Drones Continue to Find Work in Ohio
(TNS) — Paul and Deborah Bach first bought a drone because they wanted to keep an eye on the construction of a pipeline in three parts of their farmland outside Elmore, Ohio.
And while that quickly helped the Bachs identify several areas where construction activity had damaged their field tile, they soon learned of other tasks for which aerial video is useful.
In particular, Mr. Bach has been using his drone to identify parts of his fields with insect damage, “and you can really identify poor stands [of field crops], or if weeds are a problem,” he said.
Farmers are among the fastest to adopt drones to their businesses, but there is an abundance of other uses in both the private and public sectors, said Bruce Chambers, owner of the Drone Store in Fremont, which provides sales, service, and training for the devices known officially by the Federal Aviation Administration as small unmanned aircraft systems.

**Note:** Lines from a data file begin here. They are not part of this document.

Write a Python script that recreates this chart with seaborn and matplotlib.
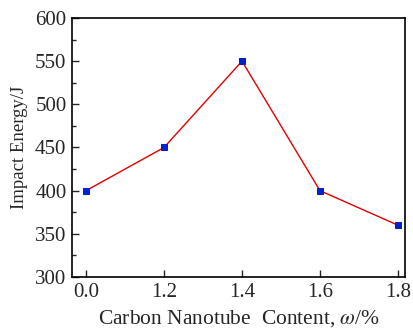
import matplotlib
matplotlib.use("Agg")
import matplotlib.pyplot as plt
from matplotlib.ticker import MultipleLocator
import seaborn as sns
import pandas as pd

categories = ["0.0", "1.2", "1.4", "1.6", "1.8"]
impact_energy = [400, 450, 550, 400, 360]

sns.set_style("ticks")
plt.rcParams['font.family'] = ['Liberation Serif', 'DejaVu Serif']
plt.rcParams['mathtext.fontset'] = 'stix'

df = pd.DataFrame({"pos": range(len(categories)), "energy": impact_energy})

fig = plt.figure(figsize=(4.14, 3.29), dpi=100)
ax = fig.add_axes([72/414, 1 - 277/329, (405-72)/414, (277-18)/329])
sns.lineplot(data=df, x="pos", y="energy", ax=ax, color="#e00000", linewidth=1.0,
             marker="s", markersize=5, markerfacecolor="#0022cc", markeredgecolor="#0022cc")
ax.set_xlim(-0.18, 4.09)
ax.set_ylim(300, 600)
ax.set_xticks(range(len(categories)))
ax.set_xticklabels(categories)
ax.yaxis.set_major_locator(MultipleLocator(50))
ax.yaxis.set_minor_locator(MultipleLocator(25))
ax.tick_params(which="both", direction="in", top=False, right=False, labelsize=15, pad=4)
ax.tick_params(which="major", length=5, width=1)
ax.tick_params(which="minor", length=3, width=1)
for s in ax.spines.values():
    s.set_linewidth(1.2)
    s.set_color("black")
ax.set_xlabel("Carbon Nanotube  Content, $\\omega$/%", fontsize=15.5, labelpad=4.5)
ax.set_ylabel("Impact Energy/J", fontsize=13.5, labelpad=5)
fig.savefig("out.png", dpi=100)
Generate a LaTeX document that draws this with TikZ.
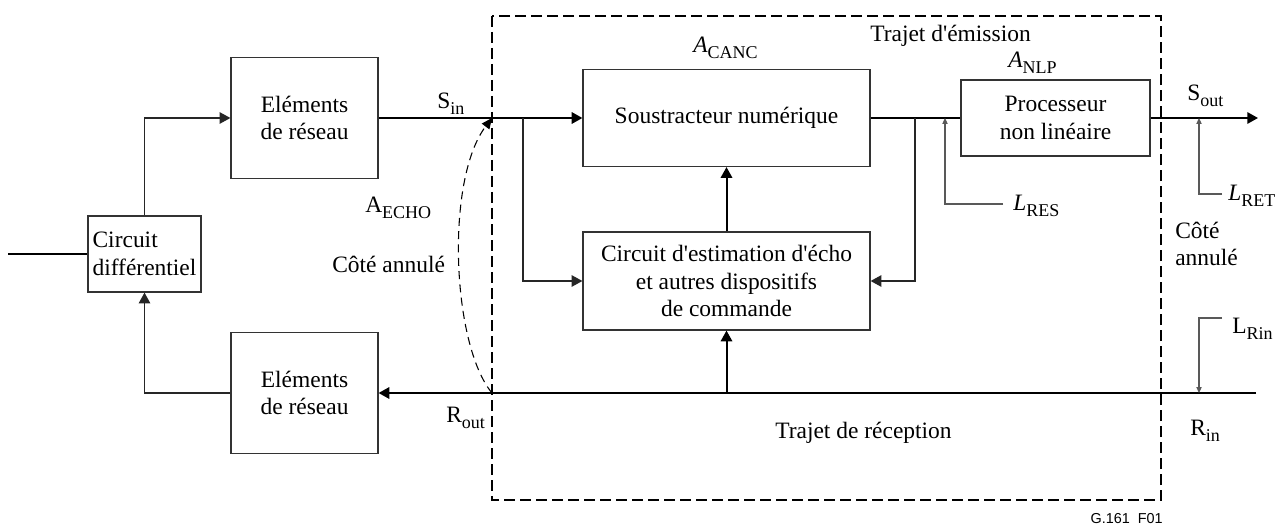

The Blade is among them, having arranged recently for this reporter to become trained and licensed for commercial drone flight — an FAA requirement for journalists and other types of private business.
Another popular use: real estate. Having an aerial view of a for-sale property has become almost de rigeur for listings, especially at the higher ends of the market.
Mr. Bach now is considering equipping his drone with an infrared camera, which can be used to assess overall plant health in his fields.
“The more you use it, the more you can find different uses” for drones, he said.
Virtually the same words were spoken by Toledo police Lt. Richard Hoover, who as commander of the city department’s special operations division oversees its drone operations, which he said go far beyond the occasional desire to track a fleeing crime suspect.